Carsten Höller è un artista sadico: ogni sua opera mette a prova le nostre debolezze. Io, per esempio, sono claustrofobico. Entrare nella mostra attraverso un tunnel-labirinto completamente buio mi provoca una crisi isterica. A metà del percorso cedo alla tentazione, baro e accendo la luce del cellulare. Vanessa, più furba di me, è entrata da una porta laterale, evitando il tunnel. In compenso ha la fobia dei pesci, quindi dover infilare la testa in un acquario – altra opera del nostro – la mette in uno stato di terrore totale.
Due grandi schermi proiettano concerti rock in Congo: con questo baccano, siamo certi che non ci sentiremo soli.

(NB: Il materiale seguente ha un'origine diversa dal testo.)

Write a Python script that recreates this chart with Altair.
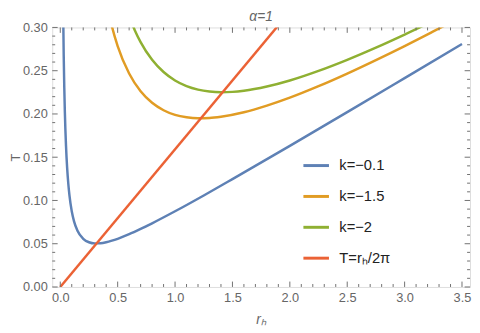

Altrettanto certi, prima di coricarci, vogliamo essere della posizione dei bagni. Per arrivarci si passa accanto ai Sette palazzi celesti di Anselm Kiefer, opera permanente dell’Hangar, bellissima ma rassicurante più o meno quanto la residenza estiva di Bin Laden. La sensazione di essere più nell’aldilà che nell’aldiquà è abbastanza marcata.
Ci laviamo i denti con i dentifrici in dotazione, indossiamo i pigiami e torniamo in «camera», dove le luci accecanti ci costringono a coprirci gli occhi. Ci infiliamo sotto le coperte e tentiamo di fare due chiacchiere prima di addormentarci, ma i letti, come vascelli nell’oceano, sono già partiti e lontani. Dobbiamo urlare, e con l’eco non si capisce nulla. Sarà il dentifricio o saranno le pasticche di Somnapure che abbiamo preso a scanso di equivoci, il sonno prende il sopravvento. Ci svegliamo in piena notte per una certa necessità fisica. Mano nella mano, camminiamo attraverso la mostra, accanto a giostre illuminate che si muovono lentamente, come Dante e Beatrice che passeggiano in Paradiso.
Torniamo a letto, ci riaddormentiamo, mi sveglio alle sette del mattino, dopo il bizzarro incubo nel Colosseo. Per quanto apprezzi le esperienze artistiche, sono felice che questa in particolare sia terminata senza danni fisici né mentali. Vanessa vorrebbe dormire ancora un po’, le chiedo se il dentifricio per caso l’ha fatta impazzire, e la costringo ad alzarsi.
Nella caffetteria dell’Hangar, come promesso dall’agenzia di viaggi nazista, ci aspetta un sontuoso breakfast degno di un albergo tirolese: apprezziamo, ma non approfittiamo. Rientrando a Milano in auto ci sentiamo come sopravvissuti, e la grigia città sembra bellissima. Lo scorso anno sono stato al Polo Sud, quest’anno ho dormito nella suite di Carsten Höller. Due avventure diversamente incredibili. Alla domanda «Le rifaresti?», rispondo educatamente «No, grazie», ma vorrei dire «Col c....!».